Back to Dradicus, who is being chased by the sapiens. He pauses in front of a window, dangling his bag of gold. He asks the sapiens if they want it, then chucks it out the window.

“Go get it RIGHT NOW!” (page 298)

This works. The sapiens dive out the window to retrieve the gold. Dradicus chuckles to himself about how naive and gullible these creatures are, and then watches as the sapiens scoop the gold out of midair very quickly and then turn around to come back.

Dradicus, you’re a fucking idiot. I hope you know that.

Previous……………………………Home……………………………Next

  7 Responses to “Fragment Twelve: A Horrific Frothing Sound”

  1. I… I seriously want whatever he is on.

  2. Be careful, you might wake up after weeks-long bender to discover that you’ve written “Dragons: Lexicon Triumvirate”!

  3. Ain’t nobody got time for that!

  4. That’s why I would imbibe under strict supervision.

  5. Oh man, this is incredible entertainment. I’ve laughed so much at the truth of your words.

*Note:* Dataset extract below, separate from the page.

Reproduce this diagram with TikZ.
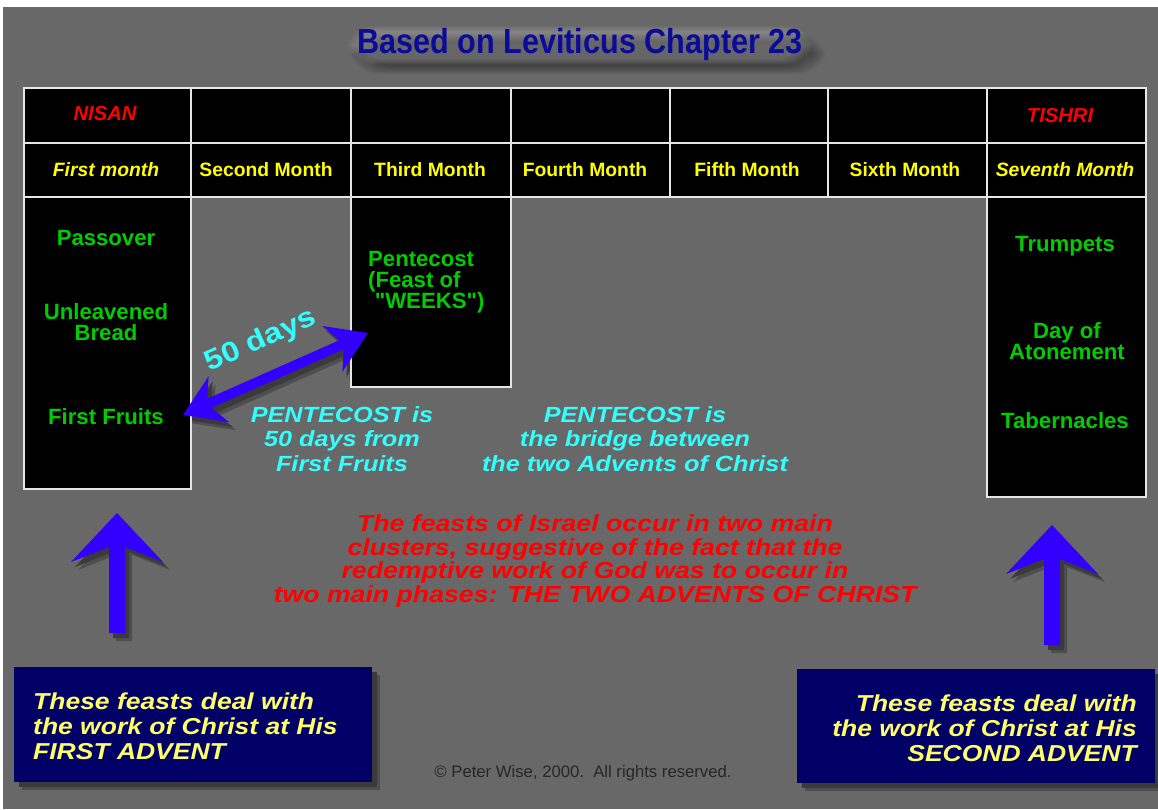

This book is fucking ridiculous.

  6. The moon is ~238,000 miles from Earth IRL but in the D:LT-verse there are two moons so maybe the other one was closer?

    Frankly, the flight to the moon is sort of moot after references to a “sizeable piece of solid gravity” so I will continue my existing headcanon that this is a story in which the laws of physics are out to lunch and the universe has collapsed into a chaotic mess where anything can happen and nothing makes sense.

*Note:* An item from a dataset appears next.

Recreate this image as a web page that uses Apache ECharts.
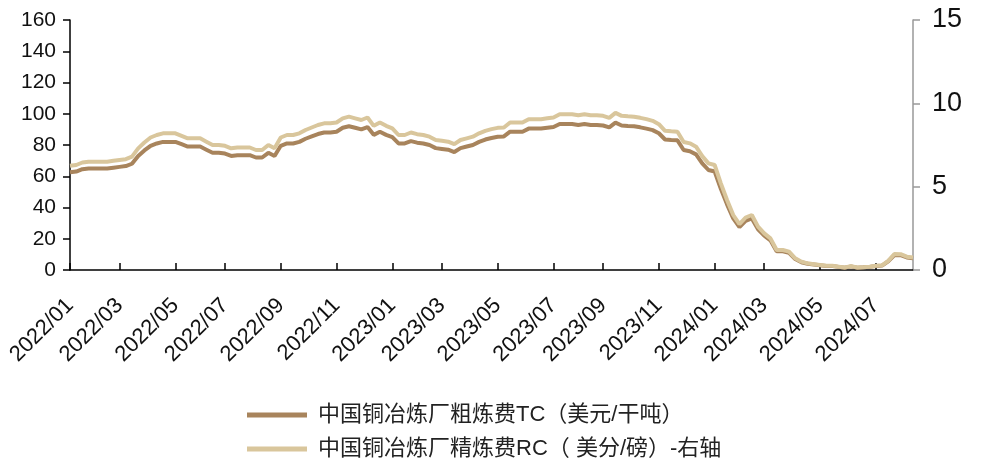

    It makes for a shit story obviously, but at least it explains all the inconsistencies in distance, speed, etc. Yes, Dennagon could fly at 1,500 MPH and survive a nuclear blast a few chapters ago but now he’s foiled by strong winds, knocked out with a rock to the head, and at risk of radiation poisoning. Pity there are no observed regularities to how the universe works.

    You know, I may have taken the devil’s advocate thing too far. Now I’m envisioning a heavily rewritten D:LT about the characters lamenting the inconsistency of their world and yearning for reliable laws of physics, yet unable to entirely conceptualize what they’re missing. “The Lexicon” is their term for the coherence they’re making a futile effort to impose on their world; a sort of placeholder term for something they know they want and need but can’t describe. They call it “The Lexicon” out of cruel irony; though they can vaguely understand the concept, they lack the language to communicate it, leaving them unable to find allies or discuss plans.

  7. “How does one MIGHTILY force oneself to read a book?”
    You tell me, man. You are the one who acomplished the herculean task of finishing and reviewing this book.